As I wash dishes and stare at the rice I burnt on the bottom of my silver pot, I hear sniffles. I look over and see my first grader with a deep frown on his face as he watches the IMAX movie, Born to be Wild. This movie is narrated by Morgan Freeman and is about orphaned elephants and orangutans in Kenya and Borneo, respectively. I started to watch it with him at the beginning, but then got up to make dinner.

He senses me.

He turns away and buries his face in the pillow.

He’s crying. And hiding it.

He dries his tears, regains his composure and tries to watch the show again hoping I don’t notice.

I say nothing.

Not yet.

I know he’s not ready to talk.

I recognize this scene very well. A couple of years ago he watched some of Where The Wild Things Are. In certain parts,his face was sad. His shoulders drooped. After the movie ended, I couldn’t find him. Moments later, there he was.

Bawling. Quietly.

Not wanting to be found.

Hiding the fact that his heart had been stomped on by a movie.

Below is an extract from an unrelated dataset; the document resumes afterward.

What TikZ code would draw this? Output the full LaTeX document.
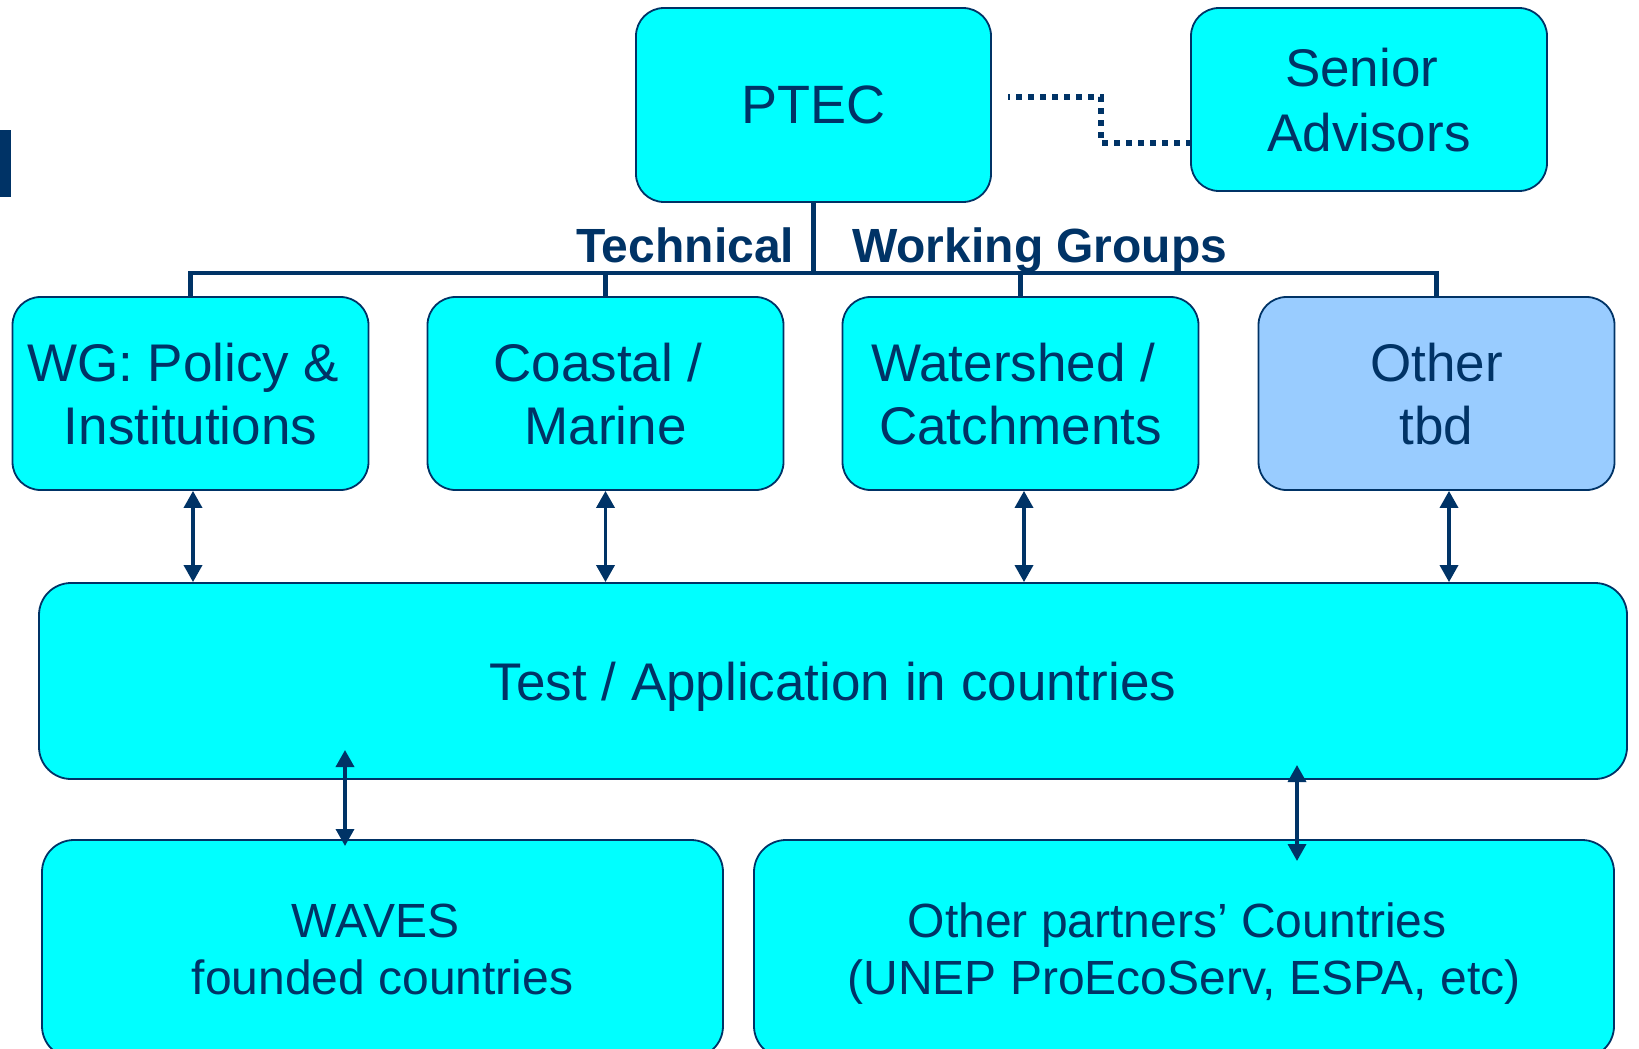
\documentclass[tikz,border=0pt]{standalone}
\usepackage{fontspec}
\setmainfont{Liberation Sans}
\usetikzlibrary{arrows.meta}
\definecolor{navy}{HTML}{003366}
\definecolor{boxcyan}{HTML}{00FFFF}
\definecolor{boxblue}{HTML}{99CCFF}
\newcommand\fBig{\fontsize{54}{63}\selectfont}
\newcommand\fTest{\fontsize{53}{63}\selectfont}
\newcommand\fMid{\fontsize{53}{63}\selectfont}
\newcommand\fSen{\fontsize{53}{65}\selectfont}
\newcommand\fLow{\fontsize{48}{57}\selectfont}
\newcommand\fLab{\fontsize{48}{57}\selectfont\bfseries}
\newcommand\tsp{\rule{0.278em}{0pt}}
\tikzset{
  box/.style={draw=navy, line width=1.8pt, fill=boxcyan, text=navy,
    rounded corners=28pt, inner sep=0pt, align=center, text depth=0pt},
  bigbox/.style={box, rounded corners=32pt},
  bus/.style={draw=navy, line width=4.5pt, line join=miter},
  biarrow/.style={draw=navy, line width=3.5pt,
    {Triangle[length=17pt,width=18pt]}-{Triangle[length=17pt,width=18pt]}},
  dotline/.style={draw=navy, line width=5.5pt, dash pattern=on 5.5pt off 6.5pt, dash phase=4pt},
  lab/.style={text=navy, inner sep=0pt, anchor=base west, font=\fLab}
}
\begin{document}
\begin{tikzpicture}[x=1pt,y=-1pt]
\useasboundingbox (0,0) rectangle (1639,1049);
% left bar
\fill[navy] (0,130) rectangle (11,197);
% boxes
\node[box, minimum width=355pt, minimum height=194pt, font=\fBig] (ptec) at (813.5,105) {PTEC};
\node[box, minimum width=356pt, minimum height=183pt, font=\fSen] (senior) at (1369,99.5) {Senior\tsp\\Advisors};
\node[box, minimum width=356pt, minimum height=193pt, font=\fMid] (wg) at (190.5,393.5) {WG: Policy \&\tsp\\Institutions};
\node[box, minimum width=356pt, minimum height=193pt, font=\fMid] (coastal) at (605.5,393.5) {Coastal /\tsp\\Marine};
\node[box, minimum width=356pt, minimum height=193pt, font=\fMid] (water) at (1020.5,393.5) {Watershed /\tsp\\Catchments};
\node[box, fill=boxblue, minimum width=356pt, minimum height=193pt, font=\fMid] (other) at (1436.5,393.5) {Other\\tbd};
\node[bigbox, minimum width=1588pt, minimum height=196pt, font=\fTest] (test) at (833,681) {Test / Application in countries};
\node[bigbox, minimum width=681pt, minimum height=218pt, font=\fLow] (waves) at (382.5,949) {WAVES\tsp\\founded countries};
\node[bigbox, minimum width=860pt, minimum height=218pt, font=\fLow] (partners) at (1184,949) {Other partners’ Countries\tsp\\(UNEP ProEcoServ, ESPA, etc)};
% bus
\coordinate (busy) at (0,273);
\draw[bus] (ptec.south) -- (ptec.south |- busy);
\draw[bus] (wg.north) -- (wg.north |- busy) -- (other.north |- busy) -- (other.north);
\draw[bus] (coastal.north) -- (coastal.north |- busy);
\draw[bus] (water.north) -- (water.north |- busy);
% labels
\node[lab] (tech) at (576,262) {Technical};
\node[lab] (wgrp) at (852,262) {Working Groups};
% dotted connector
\coordinate (d0) at (1008,97);
\coordinate (d1) at (1101,143);
\draw[dotline] (d0) -| (d1) -- (senior.west |- d1);
% arrows
\draw[biarrow] ([xshift=2.5pt]wg.south) -- ([xshift=2.5pt]wg.south |- test.north);
\draw[biarrow] (coastal.south) -- (coastal.south |- test.north);
\draw[biarrow] ([xshift=3.5pt]water.south) -- ([xshift=3.5pt]water.south |- test.north);
\draw[biarrow] ([xshift=12.5pt]other.south) -- ([xshift=12.5pt]other.south |- test.north);
\coordinate (l1a) at (345,750);
\coordinate (l1b) at (345,846);
\coordinate (l2a) at (1297,765);
\coordinate (l2b) at (1297,861);
\draw[biarrow] (l1a) -- (l1b);
\draw[biarrow] (l2a) -- (l2b);
\end{tikzpicture}
\end{document}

The monsters were sad Max had to leave.

My son was even sadder.

E.T. was the same thing. He could barely stand to see Elliott send E.T. away. The pain Elliot felt and the pain E.T. felt were magnified within my son’s chest many times over. After the movie, I couldn’t find him.

But then I did.

Sobbing. Silently.

Not wanting to be found.

It was real to him. His emotions were intense but he felt like he needed to shield them from me. This isn’t always the case with him. I have, of course, seen him laugh and cry many, many times. I have seen him cry over injustices he feels he has received or physical pain or being sad about something he loves breaking to pieces.

I guess the broken heart cry is different. It’s more raw. It’s a deeper pain.

The cry that happens when your heart breaks for someone else is different.

When I see that his demeanor has changed, I feel like it is the right time to ask him about his feelings. It may not be that way with all children, or all people, but it’s that way with my little dude. So, I asked him, “Did something sad happen in that movie Born to be Wild?”

I thought an orangutan had died.

He begins to tell me about the “orangu-” but he chokes up and tells me I need to watch it for myself later.  “The whole thing.”

Wanting to be comforted, however, he tries again and is able to get out the words, “they had to drop him off in the jungle all by himself.” No tears flowed out of his eyes, but his lips quivered. Quivered and stopped. At the tender age of 7, he is trying to be strong, though no one has said he couldn’t let the tears flow. No one has told him crying was bad. No one in our family has said, “Boys don’t cry.”

In each movie, E.T., Born To Be Wild and Where The Whild Things Are, a character is leaving a place where they are loved and cared about for another place. A place the other characters know nothing about. Maybe this is where his tears come from- the fear of leaving people he loves and setting off all by himself.

The fear of being alone in a big world.

For as long as I possibly can, I will wrap my arms around him to remind him that he is not.